Sensing that war was imminent, Kinnick joined the Naval Air Corps in 1941 and reported to duty. Three days later the Japanese bombed Pearl Harbor.

A true All-American and a gifted philosopher, Kinnick left his mark, playing on the gridiron while watched by thousands and in personal correspondence.

“It is the lot of our generation to serve as military men first, and then, with an idealism undaunted, to enlist with as much zeal to form a lasting peace. All will come right, our cause is just and righteous. This country will not lose,” he wrote to a friend.

On June 2, 1943, Kinnick’s plane lifted off the aircraft carrier USS Lexington on a routine training flight. About an hour into the exercise, his F4F Wildcat developed a serious oil leak. Without lubrication and losing altitude, Kinnick, 24, was forced to attempt a landing at sea - off the coast of Venezuela.
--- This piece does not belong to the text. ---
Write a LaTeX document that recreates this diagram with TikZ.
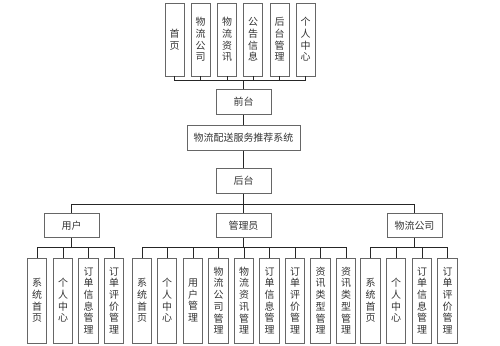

Rescue boats arrived minutes later but only found an oil slick. There was no sight of the plane or Kinnick. He was never to be seen again.

More than 420,000 Americans died in World War II. Not all were acclaimed athletes or intellectuals. But all were heroes.

As warriors and wonderers return to Normandy to honor those whose deeds rewrote history, Kinnick’s words are worth recalling:

“It will be a long and bitter road to victory, but victory there will be, and with it the U.S. will have gained the world prestige she long ago should have earned.”

They are the words of a champion and a patriot.